Today’s second reblog is an essay by Dr. Aoife Hart: transwoman, devout Catholic, and feminist scholar… which, needless to say, is a rather unique and not always very comfortable niche to fill in today’s world. Though a Christian now, I had the mercy of being raised in secular surroundings in my dysfunctional, dysphoric “boyhood,” so the inevitable bullying of the school sissy was at least not coloured by religious self-righteousness, and though I knew myself to be abnormal, at least I was not encouraged to internalise guilt over that fact. Nevertheless, I can relate all too easily to so much of this moving account.

For an essay that starts on a very theoretical, philosophical note, I was holding back the tears by the end, though not all of them were sad tears…

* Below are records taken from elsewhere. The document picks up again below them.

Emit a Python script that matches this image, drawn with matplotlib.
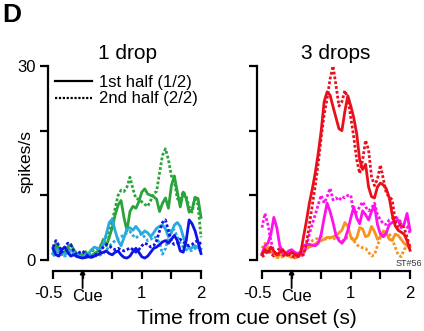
import numpy as np
import matplotlib
matplotlib.use('Agg')
import matplotlib.pyplot as plt
from matplotlib.lines import Line2D

plt.rcParams['font.family'] = ['Liberation Sans', 'DejaVu Sans']

# time bins (s from cue onset), 50 ms steps
t = np.linspace(-0.5, 2.0, 51)

# 1 drop
green_1st = [1.0, 2.2, 1.5, 0.8, 1.2, 2.0, 2.4, 1.6, 1.0, 0.9, 0.8, 1.3, 0.7, 0.6, 1.0, 1.3, 2.0,
             3.2, 2.2, 3.5, 5.0, 7.0, 8.5, 9.2, 6.5, 4.5, 7.5, 8.3, 8.0, 9.0, 10.5, 11.0, 10.2,
             10.0, 9.8, 9.4, 7.5, 8.8, 9.6, 8.0, 11.5, 13.0, 10.5, 8.2, 10.5, 9.5, 7.4, 7.8, 9.7,
             9.5, 6.6]
green_2nd = [1.5, 2.6, 2.0, 1.6, 1.2, 1.5, 1.8, 1.2, 0.8, 0.6, 0.5, 0.6, 0.9, 1.3, 1.6, 1.8, 2.2,
             2.8, 3.6, 4.6, 6.0, 8.0, 10.0, 10.8, 10.6, 11.3, 12.8, 11.0, 9.5, 9.4, 9.0, 8.6, 8.3,
             9.2, 10.3, 10.6, 13.5, 16.2, 17.2, 15.5, 13.0, 12.2, 9.5, 9.2, 10.6, 9.8, 8.2, 7.4,
             9.8, 8.5, 3.5]
cyan_1st = [1.0, 1.4, 1.8, 1.2, 0.9, 1.0, 1.5, 1.2, 0.8, 0.6, 0.5, 0.7, 1.0, 1.6, 2.0, 1.8, 1.6,
            2.5, 4.0, 5.8, 6.3, 4.5, 3.0, 2.2, 3.5, 4.8, 5.0, 4.6, 5.2, 4.6, 4.0, 4.5, 4.2, 3.6,
            4.2, 4.9, 5.2, 5.4, 4.8, 3.6, 4.2, 5.4, 5.8, 5.2, 3.6, 2.4, 1.8, 1.9, 2.2, 1.9, 1.7]
cyan_2nd = [0.6, 1.0, 1.4, 0.9, 0.6, 0.8, 1.2, 0.9, 0.5, 0.4, 0.4, 0.5, 0.6, 0.8, 0.7, 0.6, 0.8,
            1.0, 1.5, 2.1, 2.6, 3.0, 3.3, 3.6, 3.9, 4.2, 4.4, 3.8, 3.4, 3.8, 4.1, 3.5, 3.0, 3.2,
            3.6, 3.4, 2.6, 0.9, 1.8, 3.5, 4.9, 4.6, 3.6, 2.6, 2.0, 1.6, 1.4, 1.5, 1.8, 1.6, 1.5]
blue_1st = [1.8, 0.8, 0.6, 1.6, 2.0, 1.2, 0.6, 0.8, 0.6, 0.4, 0.3, 0.4, 0.5, 0.4, 0.6, 0.8, 1.0,
            1.2, 1.4, 1.0, 0.8, 1.2, 1.4, 0.8, 0.4, 0.3, 0.6, 1.3, 1.8, 1.2, 0.5, 0.3, 0.6, 1.2,
            1.8, 2.0, 2.4, 2.8, 3.0, 2.6, 3.2, 3.8, 3.0, 1.4, 1.2, 3.0, 6.2, 5.6, 4.5, 2.8, 1.0]
blue_2nd = [2.0, 3.0, 2.2, 1.2, 2.0, 2.6, 2.4, 1.4, 0.8, 1.2, 1.4, 0.9, 0.6, 0.5, 0.7, 1.0, 1.4,
            2.0, 2.4, 2.2, 1.8, 1.6, 1.8, 1.6, 1.4, 1.6, 1.9, 1.6, 1.2, 1.6, 2.2, 2.6, 2.4, 2.0,
            2.2, 3.0, 4.5, 5.8, 6.2, 4.5, 2.8, 2.4, 2.6, 3.2, 2.8, 2.4, 2.2, 2.4, 2.8, 3.0, 2.4]

# 3 drops
red_1st = [0.8, 1.6, 1.2, 2.0, 1.4, 0.8, 1.2, 1.6, 1.0, 0.8, 1.2, 0.9, 0.6, 1.0, 3.5, 6.0, 8.8,
           11.0, 13.5, 16.5, 20.0, 24.5, 26.0, 25.5, 23.7, 22.0, 20.3, 20.0, 23.0, 25.4, 23.8,
           22.0, 19.5, 15.5, 14.0, 14.8, 11.3, 9.8, 9.6, 11.3, 11.9, 11.6, 11.0, 9.6, 7.0, 5.3,
           4.6, 4.3, 4.0, 3.0, 1.5]
red_2nd = [0.5, 0.8, 1.5, 1.0, 0.6, 1.4, 1.8, 0.8, 0.5, 1.2, 0.6, 0.4, 0.5, 0.6, 0.8, 2.5, 5.5,
           8.5, 11.5, 15.0, 19.0, 22.5, 25.0, 28.0, 30.0, 27.0, 23.8, 24.5, 26.2, 25.0, 22.0,
           19.0, 15.5, 13.4, 15.5, 18.5, 17.0, 12.9, 11.5, 12.5, 14.7, 12.5, 10.3, 9.8, 9.3, 6.0,
           5.0, 5.6, 5.0, 3.5, 2.0]
magenta_1st = [1.0, 2.2, 2.6, 4.0, 6.6, 5.0, 2.2, 1.2, 1.0, 1.4, 1.6, 1.2, 1.0, 1.2, 2.2, 2.4,
               2.4, 2.3, 2.2, 2.6, 4.0, 6.5, 8.8, 7.5, 5.8, 3.8, 3.0, 2.6, 3.2, 4.6, 6.5, 8.2,
               6.5, 5.6, 7.6, 7.0, 6.2, 7.5, 8.4, 5.5, 4.0, 3.6, 4.2, 5.5, 5.8, 6.0, 6.2, 5.0,
               5.5, 7.2, 4.6]
magenta_2nd = [5.0, 7.2, 5.5, 3.0, 1.2, 1.0, 0.8, 1.0, 0.8, 1.4, 1.0, 0.8, 0.6, 0.7, 1.0, 2.0,
               4.0, 5.6, 7.0, 8.6, 10.0, 8.8, 9.8, 11.1, 9.3, 9.6, 9.2, 9.8, 9.6, 10.0, 10.0, 7.2,
               7.5, 8.2, 9.0, 8.2, 7.6, 8.0, 8.8, 7.0, 6.2, 5.6, 5.5, 6.2, 6.4, 6.7, 6.4, 5.8,
               5.5, 5.2, 4.2]
orange_1st = [1.0, 1.5, 2.0, 1.4, 0.8, 0.6, 0.8, 1.0, 0.8, 0.6, 0.5, 0.6, 0.8, 1.0, 1.3, 1.8,
              2.0, 2.2, 2.5, 2.8, 3.0, 3.2, 3.5, 3.4, 3.6, 3.8, 4.2, 4.6, 5.8, 5.2, 3.6, 3.0, 3.4,
              5.0, 4.8, 3.6, 3.8, 5.2, 4.4, 3.2, 3.6, 4.5, 4.2, 3.2, 3.0, 4.0, 3.8, 3.2, 2.6,
              2.2, 2.0]
orange_2nd = [1.8, 2.6, 2.0, 1.2, 0.8, 0.4, 0.3, 0.5, 0.8, 0.6, 0.4, 0.3, 0.4, 0.8, 1.2, 1.8,
              2.4, 3.0, 3.2, 3.4, 3.6, 3.3, 3.2, 3.5, 3.4, 3.2, 3.4, 3.0, 3.2, 3.5, 3.4, 3.0, 2.4,
              2.0, 1.9, 1.8, 1.2, 0.6, 0.8, 2.2, 3.5, 4.2, 4.4, 4.0, 3.2, 2.0, 0.8, 0.5, 1.6,
              2.2, 2.0]

xticks = [-0.5, 0, 0.5, 1, 1.5, 2]
yticks = [0, 10, 20, 30]

GREEN, CYAN, BLUE = '#2aa43a', '#2aa9e0', '#0c14e8'
RED, MAGENTA, ORANGE = '#e8101c', '#ff11ee', '#f7941e'
DOT = (0, (1.0, 0.75))
LW = 2.0

W, H = 424, 331
fig = plt.figure(figsize=(W / 100, H / 100), dpi=100)


def make_panel(x0, title, show_ylabels):
    ax = fig.add_axes([x0 / W, (H - 260) / H, 148 / W, 194 / H])
    ax.set_xlim(-0.5, 2)
    ax.set_ylim(0, 30)
    for s in ['top', 'right']:
        ax.spines[s].set_visible(False)
    ax.spines['left'].set_position(('outward', 3.6))
    ax.spines['bottom'].set_position(('outward', 8))
    for s in ['left', 'bottom']:
        ax.spines[s].set_linewidth(1.6)
    ax.tick_params(direction='out', length=5.5, width=1.6, labelsize=12, pad=3.6)
    ax.set_xticks(xticks)
    ax.set_xticklabels([])
    ax.set_yticks(yticks)
    ax.set_yticklabels(['0', '', '', '30'] if show_ylabels else [])
    # x tick labels placed by hand (-0.5 and Cue sit off their ticks)
    xt = ax.get_xaxis_transform()
    ax.text(-0.584, -0.175, '-0.5', transform=xt, ha='center', va='center', fontsize=12)
    ax.text(0.076, -0.19, 'Cue', transform=xt, ha='center', va='center', fontsize=12)
    ax.text(1, -0.175, '1', transform=xt, ha='center', va='center', fontsize=12)
    ax.text(2, -0.175, '2', transform=xt, ha='center', va='center', fontsize=12)
    # cue arrow
    ax.annotate('', xy=(0, -0.045), xytext=(0, -0.145), xycoords=xt, textcoords=xt,
                arrowprops=dict(arrowstyle='-|>', color='black', lw=1.3,
                                mutation_scale=7, shrinkA=0, shrinkB=0),
                annotation_clip=False)
    ax.set_title(title, fontsize=15, pad=4.8)
    return ax


ax1 = make_panel(53, '1 drop', True)
ax2 = make_panel(262, '3 drops', False)

# 1. Left panel: 1 drop
for vals, col, ls in [(green_1st, GREEN, '-'), (green_2nd, GREEN, DOT),
                      (cyan_1st, CYAN, '-'), (cyan_2nd, CYAN, DOT),
                      (blue_1st, BLUE, '-'), (blue_2nd, BLUE, DOT)]:
    ax1.plot(t, vals, color=col, ls=ls, lw=LW, clip_on=False)

# 2. Right panel: 3 drops
for vals, col, ls in [(orange_1st, ORANGE, '-'), (orange_2nd, ORANGE, DOT),
                      (magenta_1st, MAGENTA, '-'), (magenta_2nd, MAGENTA, DOT),
                      (red_1st, RED, '-'), (red_2nd, RED, DOT)]:
    ax2.plot(t, vals, color=col, ls=ls, lw=LW, clip_on=False)

# 3. Legend
handles = [Line2D([], [], color='black', lw=1.6),
           Line2D([], [], color='black', lw=1.6, ls=DOT)]
ax1.legend(handles, ['1st half (1/2)', '2nd half (2/2)'], loc='upper left',
           bbox_to_anchor=(0.0135, 0.955), frameon=False, borderpad=0, borderaxespad=0,
           fontsize=12, handlelength=2.2, handletextpad=0.45, labelspacing=0.1)

# 4. Labels and annotations
fig.text(26 / W, 1 - 162 / H, 'spikes/s', rotation=90, ha='center', va='center', fontsize=12.5)
fig.text(247 / W, 1 - 318 / H, 'Time from cue onset (s)', ha='center', va='center', fontsize=15)
fig.text(2 / W, 1 - 15 / H, 'D', ha='left', va='center', fontsize=19, fontweight='bold')
fig.text(422 / W, 1 - 264 / H, 'ST#56', ha='right', va='center', fontsize=6.5, color='#333333')

fig.savefig('out.png', dpi=100)
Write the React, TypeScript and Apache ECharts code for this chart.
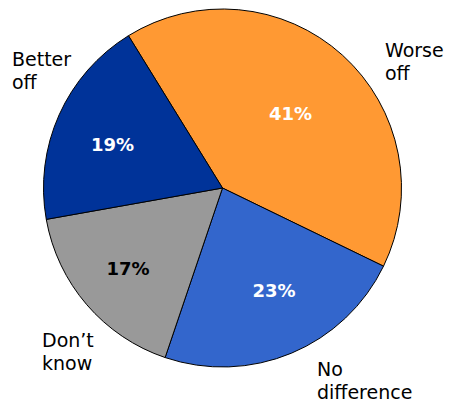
import React, { useEffect, useRef } from "react";
import * as echarts from "echarts";

const categories = ["Worse off", "No difference", "Don’t know", "Better off"];
const values = [41, 23, 17, 19];
const colors = ["#FF9933", "#3366CC", "#999999", "#003399"];
const valueTextColors = ["#FFFFFF", "#FFFFFF", "#000000", "#FFFFFF"];

// label anchor positions (px) for percent labels (centre) and category labels (left, middle)
const valueLabelPos = [
  [290.5, 113],
  [274, 290],
  [128, 268.5],
  [112.5, 144],
];
const nameLabelPos = [
  [385, 61],
  [317, 380],
  [42, 351],
  [12, 70],
];

export default function App() {
  const ref = useRef<HTMLDivElement>(null);
  useEffect(() => {
    if (!ref.current) return;
    const chart = echarts.init(ref.current, undefined, { renderer: "svg" });
    const data = categories.map((name, i) => ({
      name,
      value: values[i],
      itemStyle: { color: colors[i] },
      label: { color: valueTextColors[i] },
    }));
    chart.setOption({
      animation: false,
      series: [
        {
          type: "pie",
          center: [222.5, 188],
          radius: 179,
          startAngle: 121.7,
          clockwise: true,
          avoidLabelOverlap: false,
          itemStyle: { borderColor: "#000000", borderWidth: 1 },
          label: {
            show: true,
            position: "inside",
            formatter: "{c}%",
            fontFamily: "DejaVu Sans",
            fontWeight: "bold",
            fontSize: 18,
          },
          labelLine: { show: false },
          emphasis: { disabled: true },
          labelLayout: (p: any) => ({
            x: valueLabelPos[p.dataIndex][0],
            y: valueLabelPos[p.dataIndex][1],
            align: "center",
            verticalAlign: "middle",
          }),
          data,
        },
        {
          type: "pie",
          center: [222.5, 188],
          radius: 179,
          startAngle: 121.7,
          clockwise: true,
          silent: true,
          avoidLabelOverlap: false,
          itemStyle: { color: "rgba(0,0,0,0)", borderWidth: 0 },
          label: {
            show: true,
            position: "outside",
            formatter: (p: any) => p.name.split(" ").join("\n"),
            fontFamily: "DejaVu Sans",
            fontSize: 19,
            lineHeight: 23,
            color: "#000000",
            align: "left",
          },
          labelLine: { show: false },
          emphasis: { disabled: true },
          labelLayout: (p: any) => ({
            x: nameLabelPos[p.dataIndex][0],
            y: nameLabelPos[p.dataIndex][1],
            align: "left",
            verticalAlign: "middle",
          }),
          data: categories.map((name, i) => ({ name, value: values[i] })),
        },
      ],
    });
    return () => chart.dispose();
  }, []);
  return (
    <div
      ref={ref}
      style={{ position: "fixed", left: 0, top: 0, width: 449, height: 401, background: "#fff" }}
    />
  );
}
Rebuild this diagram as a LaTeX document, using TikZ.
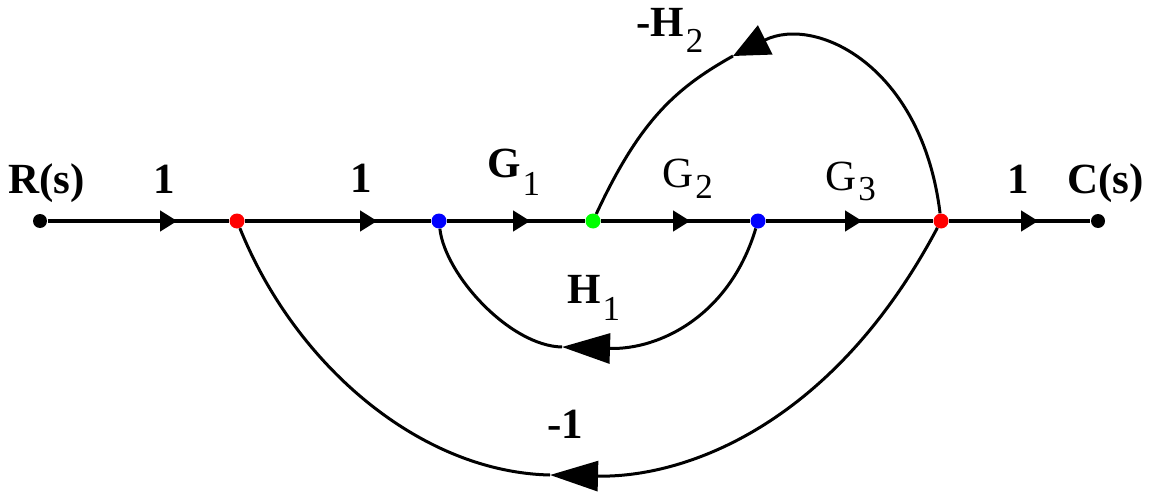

Miss Gwenllian Lâs, Cymraeg PsyOp

“You and me are real people, operating in a real world. We are not figments of each other’s imagination. I am the architect of my own self, my own character and destiny.” — Jean-Paul Sartre, L’existentialisme est un humanisme

This is a story that I never told to anyone in full before . . . about the I who was before I.

By the age of ten, as far as combatting my increasingly agitated whirl of gender dysphoria, my rhetorical options were down to two: hide or lie.

I had already demonstrated prodigious talent for both.